By a closed magnetic circuit, I mean one like a toroid or typical transformer core. A pickup is certainly not that.

I was referring to:

Yes, science needs to be checked. But in my opinion a lot of what he is saying is commonly known to the art. I'm all for you dissecting the physics behind this stuff, but I keep seeing you dismissing certain things because they don't fit into certain formulas. And that's probably why I also have an issue with simplified models of things like pickups, because they aren't all that simple. Lots of stuff going on there. How does one go about tweezing them apart?

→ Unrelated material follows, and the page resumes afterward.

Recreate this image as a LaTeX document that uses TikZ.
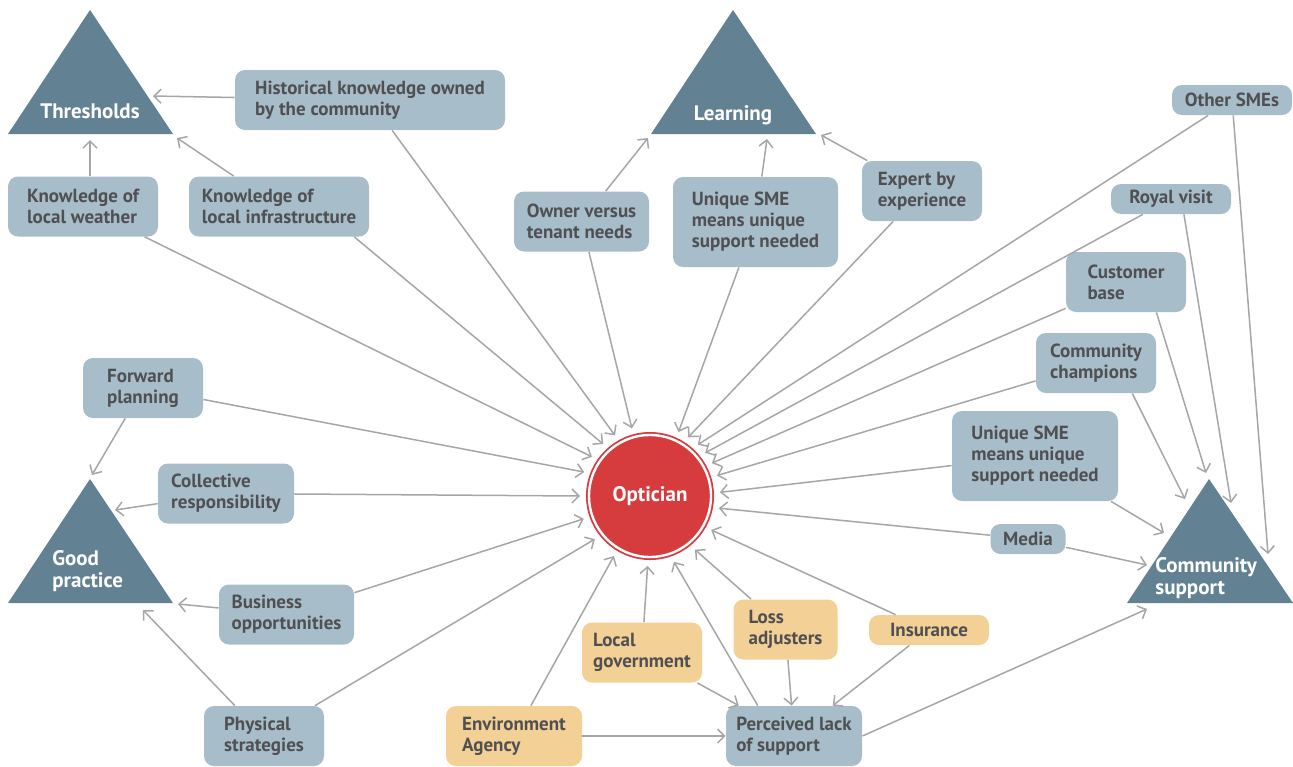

It reminds me of the time I told some people from EMG that their pickups sounded better with 100K pots. The guy dismissed it, and said to me "that doesn't make sense. It can't happen". But it did, and was very easy to demonstrate. Of course he was thinking about the output impedance, etc., and it made no sense to him. So sometimes, even though something shouldn't be, it is. Then you have to find out why. And then later I saw their specs that the output impedance of that pickup was about 100K, and they were using 25K pots.

I was not talking about analyzing a pickup with VR. I was saying VR is pretty much how pickups work. It was in reference to the "disturbing the field" thing.

And neither is a VR sensor. Transformers are not transducers. They aren't made to sense moving metal objects in the gap between the poles. They don't have permanent magnets. But sure, they have cores and coils, and all the inductance rules apply, but I feel if you are using a transformer as a model, you are missing things that go on in pickups. Like VR.